Worley’s advice for future first-time candidates is to begin well in advance in developing a voter base. “You need to start with a base, not try to build one while you’re campaigning,” Worley said.

Long Shot Bids

Kari Powell, who ran for a seat on the Public Service Commission, said that, statistically, she knew her run was a long shot and that Alabama hadn’t voted Democratic in several election cycles. But she said she still thought that the Democratic ticket was strong and that there might be a chance of winning her race. She got 39.85 percent of the vote in her race.

Powell said that, in a conversation with her fellow Public Service Commission candidate, Cara McClure, she realized that campaign efforts might have been more successful had they expanded their efforts to reach non-Democratic voters.

“I agree with what Cara said. We relied on getting the Democratic base out.” said Powell, “We focused on getting their vote, but we didn’t focus on the Republicans, but I wish we would have spent more time trying.”

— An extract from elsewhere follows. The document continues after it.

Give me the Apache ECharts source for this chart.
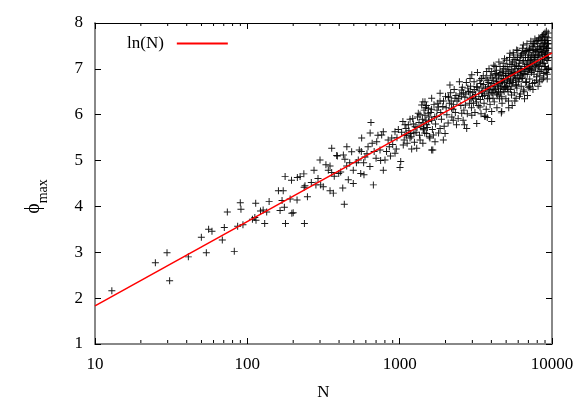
<!DOCTYPE html>
<html>
<head>
<meta charset="utf-8">
<script src="https://cdn.jsdelivr.net/npm/echarts@6/dist/echarts.min.js"></script>
<style>
  html, body { margin: 0; padding: 0; background: #fff; }
  #chart { width: 581px; height: 407px; }
</style>
</head>
<body>
<div id="chart"></div>
<script>
// scatter points: [N, phi_max]
var points = [
  [12.9,2.16],[24.9,2.77],[29.7,2.99],[30.9,2.38],[41,2.90],[49.9,3.33],[53.8,2.99],[55.7,3.50],[58.6,3.46],
  [68.5,3.27],[70.6,3.54],[73.9,3.88],[82.1,3.02],[86.4,3.57],[89.9,4.08],[90.8,3.94],[93.6,3.60],
  [108,3.72],[112,3.76],[113.5,4.07],[114,3.70],[122,3.90],[127,3.92],[130,3.63],[134,3.88],[139,4.11],
  [160,4.34],[164,3.91],[169,4.13],[172,4.34],[175,3.98],[177,4.65],[178,3.63],[191,4.16],[195,4.57],
  [196,3.85],[200,3.86],[212,4.14],[213,4.63],[222,4.65],[235,4.71],[237,3.63],[239,4.45],[236,4.42],
  [248,4.21],[263,4.52],[274,4.79],[282,4.47],[291,4.61],[300,5.01],[303,4.47],[315,4.43],[328,4.91],
  [340,4.79],[349,4.88],[349,4.34],[358,5.27],[358,4.74],[367,4.29],[372,4.66],[386,5.11],[398,4.72],
  [390,5.10],[423,4.40],[427,5.12],[433,4.05],[437,5.03],[449,4.88],[460,4.58],[484,5.19],[496,4.50],
  [496,4.79],[535,5.01],[543,5.23],[555,4.72],[563,5.49],[583,4.69],[592,5.08],[638,4.87],[648,5.83],
  [672,4.47],[660,5.38],[707,5.41],[743,5.23],[762,5.56],[781,4.79],[801,5.01],[781,5.63],[855,5.30],
  [887,5.49],[932,5.63],[932,5.16],[980,5.68],[1005,4.85],[1016,4.98],[1056,5.34],[1084,5.56],[1084,5.78],
  [1140,5.78],[1169,5.49],[1180,5.59],[1199,5.25],[1218,5.92],[1262,5.74],[1294,5.27],[1325,6.03],
  [1340,5.83],[1362,5.45],[1395,6.21],[1445,6.10],[1430,5.67],[1489,5.88],[1504,5.78],[1541,6.03],
  [1565,5.52],[1466,6.28],[1504,5.59],
  [610,5.15],[620,5.30],[680,5.20],[700,5.05],[720,5.55],[750,5.00],[820,5.20],[840,5.45],[870,5.10],
  [900,5.35],[950,5.25],[960,5.50],[520,4.95],[470,4.95],[450,5.30],[410,4.75],[560,5.20],[580,4.95],[640,5.60],
  [1420,6.28],[1622,6.36],[1541,6.14],[1466,5.99],[1430,5.70],[1622,5.88],[1665,5.56],[1580,5.49],
  [1622,5.23],[1420,5.38],[1842,6.47],[1795,6.17],[1750,5.96],[1842,5.70],[1986,5.59],[1935,5.45],
  [2084,6.39],[2138,6.65],[2190,6.14],[2248,5.88],[2306,6.36],[2360,5.78],[2467,6.72],[2555,6.54],
  [2555,6.03],[2610,5.88],[2755,5.70],[2700,6.21],[2899,6.79],[2899,6.36],[2974,6.87],[2974,5.99],
  [3050,6.25],[3206,6.61],[3206,5.81],[3368,6.17],[3450,6.79],[3450,6.47],[3631,5.96],[3724,6.94],
  [3800,6.61],[3890,6.36],[4018,6.07],[4226,7.05],[4320,6.72],[4400,6.43],[4018,5.85],
  [8995,7.78],[8900,7.63],[8340,7.48],[7537,7.56],[7100,7.45],[6484,7.52],[6350,7.34],[5863,7.41],
  [5600,7.30],[5297,7.34],[5050,7.19],[4783,7.12],[4560,7.05],[4320,6.97],[4226,6.87],[4018,6.94],
  [9200,7.45],[8995,7.26],[8900,7.05],[8340,6.94],[8600,6.76],[7943,6.83],[7178,6.58],[7350,6.97],
  [6800,6.72],[6484,6.54],[6350,6.79],[5863,6.65],[5808,6.36],[5420,6.43],[5150,6.50],[5297,6.72],
  [4900,6.61],[4783,6.79],[4560,6.68],[4677,6.39],[4450,6.50],[4100,6.58],[4100,6.36],[4677,6.07],
  [3631,5.97],[3758,5.94],[4650,6.04],[2660,5.78],[1706,5.41],[1650,5.23],
  [1030,5.62],[1070,5.45],[1100,5.70],[1120,5.38],[1150,5.65],[1190,5.52],[1230,5.80],[1250,5.40],
  [1280,5.62],[1310,5.95],[1350,5.55],[1380,5.75],[1410,5.90],[1460,5.60],[1480,6.15],[1520,5.72],
  [1560,5.95],[1600,6.05],[1640,5.68],[1680,6.22],[1720,5.80],[1760,6.10],[1800,5.60],[1840,6.30],
  [1880,5.90],[1920,6.18],[1960,5.75],[2000,6.40],
  [2040,6.00],[2080,5.82],[2120,6.25],[2160,6.48],[2200,5.95],[2240,6.12],[2280,6.55],[2320,6.05],
  [2380,6.30],[2420,5.92],[2480,6.45],[2520,6.20],[2580,6.60],[2640,6.10],[2680,6.38],[2740,6.70],
  [2780,6.02],[2830,6.50],[2870,6.25],[2920,6.62],[2960,6.15],
  [3020,6.48],[3080,6.72],[3120,6.05],[3160,6.35],[3240,6.92],[3280,6.20],[3320,6.52],[3400,6.68],
  [3420,6.02],[3500,6.40],[3540,6.85],[3580,6.25],[3660,6.58],[3700,6.12],[3760,6.75],[3820,6.45],
  [3860,7.00],[3920,6.22],[3960,6.62],[4050,6.80],[4080,6.48],[4150,7.08],[4180,6.28],[4250,6.55],
  [4280,6.90],[4350,6.15],[4380,6.65],[4450,6.85],[4480,7.15],[4520,6.35],[4600,6.58],[4620,6.92],
  [4700,6.25],[4720,6.72],[4800,7.00],[4850,6.50],[4880,7.22],[4950,6.85],[4980,6.35],
  [5020,6.62],[5080,7.05],[5120,6.78],[5180,6.30],[5220,6.95],[5260,7.25],[5330,6.55],[5380,6.88],
  [5450,7.10],[5480,6.20],[5520,6.70],[5560,7.35],[5620,6.92],[5660,6.48],[5700,7.05],[5750,6.80],
  [5800,7.20],[5880,6.58],[5920,6.95],[5960,7.40],[6020,6.72],[6080,7.12],[6120,6.40],[6180,6.88],
  [6220,7.28],[6280,6.62],[6330,7.00],[6400,7.45],[6420,6.80],[6520,7.18],[6560,6.50],[6620,6.98],
  [6680,7.38],[6720,6.70],[6780,7.10],[6850,7.55],[6880,6.88],[6940,7.25],[6980,6.60],
  [7040,7.02],[7080,7.40],[7140,6.78],[7220,7.20],[7260,7.60],[7320,6.92],[7400,7.30],[7450,6.68],
  [7480,7.12],[7580,7.48],[7620,6.88],[7680,7.25],[7720,7.65],[7780,7.02],[7850,7.38],[7900,6.75],
  [7980,7.15],[8020,7.55],[8080,6.95],[8150,7.30],[8200,7.68],[8250,7.08],[8320,6.85],[8380,7.42],
  [8440,7.20],[8500,7.62],[8560,6.98],[8620,7.35],[8680,7.72],[8720,7.12],[8780,7.48],[8850,6.90],
  [8920,7.28],[8960,7.58],[9050,7.05],[9100,7.40],[9150,7.70],[9220,6.98],[9280,7.32],[9330,7.55],
  [9380,7.18],[9420,7.68],[9450,7.45],[9480,7.02],
  [3010,6.38],[3090,6.55],[3150,6.44],[3190,6.28],[3230,6.60],[3310,6.40],[3360,6.75],[3390,6.33],
  [3470,6.58],[3520,6.50],[3560,6.66],[3610,6.42],[3690,6.80],[3740,6.52],[3780,6.35],[3840,6.70],
  [3880,6.55],[3940,6.85],[3990,6.48],[4030,6.68],[4120,6.75],[4160,6.52],[4210,6.62],[4300,6.80],
  [4330,6.45],[4420,6.72],[4460,6.58],[4540,6.88],[4580,6.48],[4640,6.78],[4680,6.62],[4740,6.95],
  [4780,6.55],[4820,6.85],[4870,6.70],[4920,7.05],[4960,6.60],
  [5000,6.90],[5060,6.75],[5100,6.58],[5140,6.98],[5200,6.85],[5240,6.68],[5290,7.10],[5350,6.78],
  [5400,6.98],[5440,6.62],[5500,7.15],[5540,6.90],[5580,6.75],[5640,7.20],[5680,6.85],[5720,7.00],
  [5780,6.65],[5840,7.08],[5900,6.80],[5940,7.25],[5990,6.92],[6050,7.05],[6100,6.78],[6150,7.18],
  [6200,7.00],[6250,6.85],[6300,7.30],[6360,6.95],[6440,7.15],[6480,6.90],[6540,7.35],[6600,7.05],
  [6650,6.88],[6700,7.25],[6750,7.00],[6820,7.40],[6900,7.10],[6960,6.95],
  [7000,7.30],[7060,7.18],[7120,7.00],[7180,7.42],[7240,7.05],[7300,7.28],[7360,7.15],[7420,7.50],
  [7500,6.98],[7540,7.35],[7600,7.20],[7650,7.55],[7700,7.08],[7760,7.40],[7820,7.25],[7880,7.60],
  [7940,7.10],[8000,7.42],[8060,7.28],[8120,7.62],[8180,7.05],[8240,7.45],[8300,7.30],[8360,7.65],
  [8420,7.15],[8480,7.50],[8540,7.35],[8600,7.70],[8660,7.20],[8700,7.55],[8760,7.38],[8820,7.75],
  [8880,7.12],[8940,7.48],[9000,7.62],[9060,7.32],[9120,7.55],[9180,7.82],[9240,7.22],[9300,7.45],
  [9360,7.62],[9400,7.35],[9440,7.78],[9470,7.55],[9490,7.25],[9410,7.00],[9320,6.88],[9150,6.92],
  [5200,6.15],[5700,6.30],[6200,6.45],[6600,6.35],[7100,6.62],[7700,6.70],[8300,6.72],[8800,6.80],
  [9300,6.78],[6900,6.42],[7500,6.55],[8100,6.62],
  [1050,5.85],[1110,5.55],[1170,5.90],[1240,5.60],[1300,5.72],[1360,6.00],[1440,5.82],[1500,6.20],
  [1550,5.85],[1620,6.12],[1700,5.95],[1780,6.25],[1860,6.05],[1940,6.30],[2020,6.15],[2100,6.38],
  [2180,6.30],[2260,6.22],[2340,6.42],[2440,6.35],[2540,6.40],[2620,6.48],[2720,6.45],[2800,6.58],
  [2900,6.50],[2950,6.35]
];

// red ln(N) curve (straight on the log axis), end points
var fitLine = [[10, 1.83], [10000, 7.35]];

var xMinorTicks = [20,30,40,50,60,70,80,90,200,300,400,500,600,700,800,900,2000,3000,4000,5000,6000,7000,8000,9000];

var serif = "'Liberation Serif', 'DejaVu Serif', serif";
var plusSymbol = 'path://M4.3,0H5.7V4.3H10V5.7H5.7V10H4.3V5.7H0V4.3H4.3Z';

function renderMinorTick(params, api) {
  var v = api.value(0);
  var lo = api.coord([v, 1]);
  var hi = api.coord([v, 8]);
  return {
    type: 'group',
    children: [
      {type: 'line', shape: {x1: lo[0], y1: lo[1] - 1, x2: lo[0], y2: lo[1] - 4}, style: {stroke: '#000', lineWidth: 1}},
      {type: 'line', shape: {x1: hi[0], y1: hi[1], x2: hi[0], y2: hi[1] + 3}, style: {stroke: '#000', lineWidth: 1}}
    ]
  };
}

var chart = echarts.init(document.getElementById('chart'));
chart.setOption({
  animation: false,
  backgroundColor: '#fff',
  grid: {left: 95, right: 29, top: 23, bottom: 63},
  legend: {
    data: ['ln(N)'],
    left: 122,
    top: 30,
    align: 'right',
    icon: 'rect',
    itemWidth: 51,
    itemHeight: 2,
    textStyle: {fontFamily: serif, fontSize: 17, color: '#000', padding: [0, 8, 0, 0]}
  },
  xAxis: [
    {
      type: 'log', logBase: 10, min: 10, max: 10000, position: 'bottom',
      axisLine: {onZero: false, lineStyle: {color: '#888', width: 2}},
      axisTick: {inside: true, length: 6, lineStyle: {color: '#000'}},
      axisLabel: {fontFamily: serif, fontSize: 17, color: '#000', margin: 12,
        formatter: function (v) { return String(Math.round(v)); }},
      splitLine: {show: false},
      name: 'N', nameLocation: 'middle', nameGap: 40,
      nameTextStyle: {fontFamily: serif, fontSize: 17, color: '#000'}
    },
    {
      type: 'log', logBase: 10, min: 10, max: 10000, position: 'top',
      axisLine: {onZero: false, lineStyle: {color: '#000', width: 1}},
      axisTick: {inside: true, length: 6, lineStyle: {color: '#000'}},
      axisLabel: {show: false},
      splitLine: {show: false}
    }
  ],
  yAxis: [
    {
      type: 'value', min: 1, max: 8, interval: 1, position: 'left',
      axisLine: {show: true, lineStyle: {color: '#888', width: 2}},
      axisTick: {show: true, inside: true, length: 6, lineStyle: {color: '#000'}},
      axisLabel: {fontFamily: serif, fontSize: 17, color: '#000', margin: 12},
      splitLine: {show: false},
      name: '{p|ϕ}{s|max}', nameLocation: 'middle', nameGap: 45, nameRotate: 90,
      nameTextStyle: {
        color: '#000',
        padding: [0, 26, 0, 0],
        rich: {
          p: {fontFamily: serif, fontSize: 20, color: '#000', lineHeight: 26, verticalAlign: 'top'},
          s: {fontFamily: serif, fontSize: 14, color: '#000', lineHeight: 26, verticalAlign: 'bottom'}
        }
      }
    },
    {
      type: 'value', min: 1, max: 8, interval: 1, position: 'right',
      axisLine: {show: true, lineStyle: {color: '#888', width: 2}},
      axisTick: {show: true, inside: true, length: 6, lineStyle: {color: '#000'}},
      axisLabel: {show: false},
      splitLine: {show: false}
    }
  ],
  series: [
    {
      name: 'data',
      type: 'scatter',
      data: points,
      symbol: plusSymbol,
      symbolSize: 7,
      itemStyle: {color: '#000', opacity: 0.9},
      silent: true,
      z: 2
    },
    {
      name: 'ln(N)',
      type: 'line',
      data: fitLine,
      showSymbol: false,
      lineStyle: {color: '#ff0000', width: 1.5},
      itemStyle: {color: '#ff0000'},
      silent: true,
      z: 3
    },
    {
      name: 'minor',
      type: 'custom',
      data: xMinorTicks.map(function (v) { return [v, 1]; }),
      renderItem: renderMinorTick,
      clip: false,
      silent: true,
      z: 4
    }
  ]
});
</script>
</body>
</html>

Powell didn’t think that the disparity of funding between male and female Democratic candidates played a role in her and other women candidates’ ability to get elected. Powell pointed out that, despite different funding levels among Democratic candidates, male or female, percentages of votes were about the same. “Walt Maddox has so much more money compared to us and still didn’t do that much better, said Powell. Maddox got 40.36 percent of the vote in his race for governor.

“Our (Public Service Commission) opponents spent most of their money in the primaries,” Powell said. “They didn’t go on the campaign trail, I never met my opponent.”

Powell said that, despite the sacrifices, running for office was well worth it. Powell said she was proud that she was able to inform people about the role of the Public Service Commission and how it affected them.

“I think we started a conversation,” Powell said, “and it was important to get the word out there. I am hopeful that the seeds that we planted will somehow lead to change. We did reach a lot of people.”

Powell said she and some of her fellow female candidates plan to connect in the near future to talk about what they could do better and to develop strategies that might make sense for future efforts.

“There’s a hunger for change that’s out there, so we just have to keep working,” said Powell. “Whether I run again or not, I intend to stay engaged in the political process because it is so important.”